-- begin Extracted entries --

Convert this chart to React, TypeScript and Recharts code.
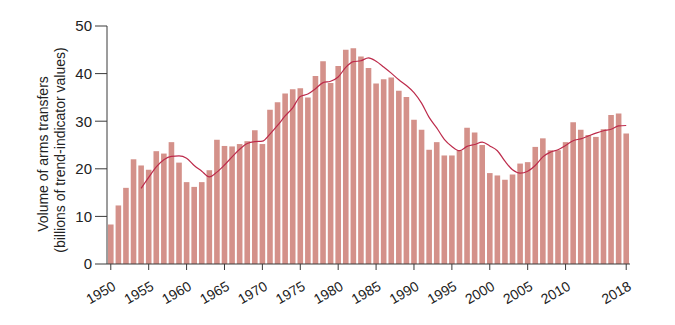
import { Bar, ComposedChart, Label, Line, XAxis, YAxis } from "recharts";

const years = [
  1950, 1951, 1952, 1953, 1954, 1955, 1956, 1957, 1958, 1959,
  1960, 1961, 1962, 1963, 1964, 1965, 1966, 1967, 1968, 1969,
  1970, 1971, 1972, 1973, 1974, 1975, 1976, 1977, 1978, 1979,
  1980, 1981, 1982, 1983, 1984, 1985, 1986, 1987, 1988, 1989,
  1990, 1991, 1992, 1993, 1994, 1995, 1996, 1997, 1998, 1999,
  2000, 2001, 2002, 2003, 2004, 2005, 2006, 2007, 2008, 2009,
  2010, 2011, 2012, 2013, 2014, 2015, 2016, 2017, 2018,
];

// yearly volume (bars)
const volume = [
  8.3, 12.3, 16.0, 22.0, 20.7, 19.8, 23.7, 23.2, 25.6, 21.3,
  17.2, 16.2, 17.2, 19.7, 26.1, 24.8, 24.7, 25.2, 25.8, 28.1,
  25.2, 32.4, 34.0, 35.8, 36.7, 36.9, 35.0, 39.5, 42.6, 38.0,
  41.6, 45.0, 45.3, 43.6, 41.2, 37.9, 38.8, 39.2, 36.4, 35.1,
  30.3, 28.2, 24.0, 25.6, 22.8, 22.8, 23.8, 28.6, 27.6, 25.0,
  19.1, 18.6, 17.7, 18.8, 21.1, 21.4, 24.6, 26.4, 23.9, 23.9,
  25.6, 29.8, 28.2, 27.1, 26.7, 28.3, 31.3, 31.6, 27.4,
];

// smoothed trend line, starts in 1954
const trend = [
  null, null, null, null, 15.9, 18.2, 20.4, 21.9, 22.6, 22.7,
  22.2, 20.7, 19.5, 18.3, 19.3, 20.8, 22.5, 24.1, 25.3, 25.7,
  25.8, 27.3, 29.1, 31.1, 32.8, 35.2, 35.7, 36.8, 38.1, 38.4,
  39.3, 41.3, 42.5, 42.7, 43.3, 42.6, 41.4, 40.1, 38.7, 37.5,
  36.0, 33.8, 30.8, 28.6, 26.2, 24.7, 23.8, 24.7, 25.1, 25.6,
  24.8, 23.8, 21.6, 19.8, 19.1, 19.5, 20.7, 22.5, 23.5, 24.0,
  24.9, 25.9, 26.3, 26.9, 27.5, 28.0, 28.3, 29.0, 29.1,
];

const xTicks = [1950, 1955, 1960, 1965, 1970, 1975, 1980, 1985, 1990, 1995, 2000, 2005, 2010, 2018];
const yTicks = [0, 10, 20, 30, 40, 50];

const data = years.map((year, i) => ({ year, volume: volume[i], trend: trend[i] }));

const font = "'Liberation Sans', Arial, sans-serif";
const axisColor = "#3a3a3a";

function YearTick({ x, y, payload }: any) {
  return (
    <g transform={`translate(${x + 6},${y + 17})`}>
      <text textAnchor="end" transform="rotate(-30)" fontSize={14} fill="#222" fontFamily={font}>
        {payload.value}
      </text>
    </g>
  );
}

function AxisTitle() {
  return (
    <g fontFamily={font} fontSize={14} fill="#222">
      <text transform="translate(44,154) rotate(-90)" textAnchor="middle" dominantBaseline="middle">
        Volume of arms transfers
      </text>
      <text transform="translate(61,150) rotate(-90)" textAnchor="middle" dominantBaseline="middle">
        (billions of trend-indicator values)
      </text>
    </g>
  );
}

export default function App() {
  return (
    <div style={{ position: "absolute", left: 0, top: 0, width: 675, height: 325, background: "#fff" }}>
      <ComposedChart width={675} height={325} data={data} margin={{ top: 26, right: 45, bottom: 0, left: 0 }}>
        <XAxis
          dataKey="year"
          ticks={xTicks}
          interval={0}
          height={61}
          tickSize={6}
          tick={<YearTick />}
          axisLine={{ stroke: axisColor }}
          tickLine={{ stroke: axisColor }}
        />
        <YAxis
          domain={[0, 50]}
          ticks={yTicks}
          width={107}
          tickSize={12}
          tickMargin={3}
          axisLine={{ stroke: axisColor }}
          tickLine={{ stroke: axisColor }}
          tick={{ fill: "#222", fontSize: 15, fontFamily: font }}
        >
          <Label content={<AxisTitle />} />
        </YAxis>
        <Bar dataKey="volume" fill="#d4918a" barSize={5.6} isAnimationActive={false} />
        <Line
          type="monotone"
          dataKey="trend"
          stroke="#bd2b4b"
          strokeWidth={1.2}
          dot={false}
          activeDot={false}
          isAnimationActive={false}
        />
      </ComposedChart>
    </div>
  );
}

-- end Extracted entries --
-- begin Extracted entries --

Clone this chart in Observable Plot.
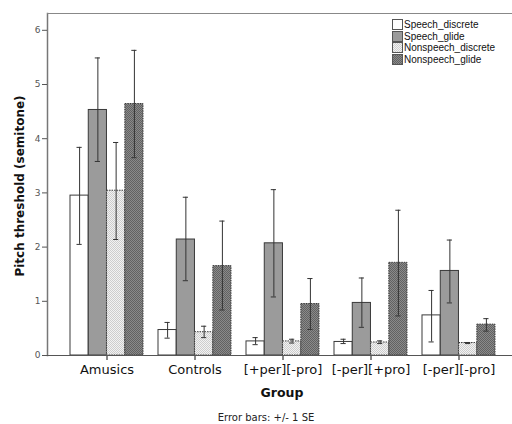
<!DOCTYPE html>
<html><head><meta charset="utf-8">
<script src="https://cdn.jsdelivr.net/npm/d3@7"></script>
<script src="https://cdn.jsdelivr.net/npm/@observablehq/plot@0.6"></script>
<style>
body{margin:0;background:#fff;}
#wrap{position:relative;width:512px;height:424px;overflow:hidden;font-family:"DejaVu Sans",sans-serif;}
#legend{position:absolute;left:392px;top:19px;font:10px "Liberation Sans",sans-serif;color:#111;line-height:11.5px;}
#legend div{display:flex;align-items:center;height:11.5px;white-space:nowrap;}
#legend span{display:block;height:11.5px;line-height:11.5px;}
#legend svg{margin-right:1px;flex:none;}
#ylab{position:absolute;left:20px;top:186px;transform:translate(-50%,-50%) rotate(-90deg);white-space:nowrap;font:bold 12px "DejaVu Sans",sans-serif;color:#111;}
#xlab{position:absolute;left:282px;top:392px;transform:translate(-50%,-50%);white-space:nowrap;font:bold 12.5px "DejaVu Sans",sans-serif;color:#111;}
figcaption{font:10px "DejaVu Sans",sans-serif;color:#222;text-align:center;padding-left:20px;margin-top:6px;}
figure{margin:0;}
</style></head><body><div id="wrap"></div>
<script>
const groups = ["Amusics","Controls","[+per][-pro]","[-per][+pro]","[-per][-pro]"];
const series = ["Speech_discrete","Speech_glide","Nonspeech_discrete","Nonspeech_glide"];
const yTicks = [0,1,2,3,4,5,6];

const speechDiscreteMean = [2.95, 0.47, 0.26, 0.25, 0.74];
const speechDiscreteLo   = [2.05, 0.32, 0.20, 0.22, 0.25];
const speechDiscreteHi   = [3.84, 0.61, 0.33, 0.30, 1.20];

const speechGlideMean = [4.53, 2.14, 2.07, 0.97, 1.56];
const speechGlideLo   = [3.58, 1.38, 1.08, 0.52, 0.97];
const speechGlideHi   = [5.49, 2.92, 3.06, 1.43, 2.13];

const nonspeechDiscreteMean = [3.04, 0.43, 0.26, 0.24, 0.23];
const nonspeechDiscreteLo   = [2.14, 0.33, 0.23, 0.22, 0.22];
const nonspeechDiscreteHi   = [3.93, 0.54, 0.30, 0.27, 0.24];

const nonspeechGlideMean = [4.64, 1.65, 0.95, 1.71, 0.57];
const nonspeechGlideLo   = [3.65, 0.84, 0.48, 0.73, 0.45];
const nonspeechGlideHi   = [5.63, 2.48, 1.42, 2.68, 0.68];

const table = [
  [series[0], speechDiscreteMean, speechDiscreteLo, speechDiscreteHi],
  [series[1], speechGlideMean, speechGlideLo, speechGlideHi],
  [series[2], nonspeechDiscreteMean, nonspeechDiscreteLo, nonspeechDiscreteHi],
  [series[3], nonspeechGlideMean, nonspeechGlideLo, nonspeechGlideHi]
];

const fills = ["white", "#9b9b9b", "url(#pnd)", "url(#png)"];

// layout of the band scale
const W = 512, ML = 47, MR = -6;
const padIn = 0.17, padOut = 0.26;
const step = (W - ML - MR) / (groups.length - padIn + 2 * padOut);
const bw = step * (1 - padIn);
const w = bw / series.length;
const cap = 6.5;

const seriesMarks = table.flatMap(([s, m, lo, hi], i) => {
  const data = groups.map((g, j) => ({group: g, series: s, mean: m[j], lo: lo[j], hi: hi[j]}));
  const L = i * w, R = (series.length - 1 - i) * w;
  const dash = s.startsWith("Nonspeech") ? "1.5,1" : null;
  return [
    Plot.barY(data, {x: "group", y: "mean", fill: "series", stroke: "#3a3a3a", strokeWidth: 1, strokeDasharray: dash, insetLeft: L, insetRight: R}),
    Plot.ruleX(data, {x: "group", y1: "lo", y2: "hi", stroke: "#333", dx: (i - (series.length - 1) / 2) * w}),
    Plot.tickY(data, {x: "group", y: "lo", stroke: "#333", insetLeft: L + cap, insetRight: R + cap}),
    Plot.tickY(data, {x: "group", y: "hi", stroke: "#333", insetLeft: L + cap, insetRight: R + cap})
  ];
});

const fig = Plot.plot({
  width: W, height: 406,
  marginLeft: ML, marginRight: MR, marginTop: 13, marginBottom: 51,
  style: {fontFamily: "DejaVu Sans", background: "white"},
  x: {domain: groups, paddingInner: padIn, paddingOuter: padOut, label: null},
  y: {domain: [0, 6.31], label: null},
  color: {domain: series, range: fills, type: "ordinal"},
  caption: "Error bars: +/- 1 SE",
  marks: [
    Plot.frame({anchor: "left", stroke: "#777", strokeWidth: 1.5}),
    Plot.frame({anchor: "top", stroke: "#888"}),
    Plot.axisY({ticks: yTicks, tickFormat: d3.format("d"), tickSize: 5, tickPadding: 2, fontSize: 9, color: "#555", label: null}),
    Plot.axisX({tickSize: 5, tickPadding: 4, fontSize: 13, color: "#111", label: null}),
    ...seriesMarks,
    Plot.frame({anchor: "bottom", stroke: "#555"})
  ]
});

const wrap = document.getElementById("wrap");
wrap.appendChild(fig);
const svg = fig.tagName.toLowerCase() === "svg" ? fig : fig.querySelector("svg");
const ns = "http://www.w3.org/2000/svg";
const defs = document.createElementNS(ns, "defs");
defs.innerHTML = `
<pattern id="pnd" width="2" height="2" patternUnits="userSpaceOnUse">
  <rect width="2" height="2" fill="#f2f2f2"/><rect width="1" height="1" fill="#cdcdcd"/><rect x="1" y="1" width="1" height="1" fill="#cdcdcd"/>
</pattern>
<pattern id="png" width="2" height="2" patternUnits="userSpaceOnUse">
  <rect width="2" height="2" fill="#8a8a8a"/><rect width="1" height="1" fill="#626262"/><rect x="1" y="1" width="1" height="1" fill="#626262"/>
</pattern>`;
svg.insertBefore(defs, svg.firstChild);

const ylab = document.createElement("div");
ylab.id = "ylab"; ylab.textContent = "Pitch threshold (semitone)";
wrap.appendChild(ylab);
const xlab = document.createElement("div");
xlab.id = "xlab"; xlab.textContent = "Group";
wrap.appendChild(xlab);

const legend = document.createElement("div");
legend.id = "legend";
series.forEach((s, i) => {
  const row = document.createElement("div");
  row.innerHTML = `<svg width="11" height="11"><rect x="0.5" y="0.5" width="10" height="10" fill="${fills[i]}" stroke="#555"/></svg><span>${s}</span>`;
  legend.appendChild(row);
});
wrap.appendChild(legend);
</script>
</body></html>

-- end Extracted entries --

» Job
Search the preceding listing for the word "this" and pull out every line that holds it.

» Full solution
Convert this chart to React, TypeScript and Recharts code.
Clone this chart in Observable Plot.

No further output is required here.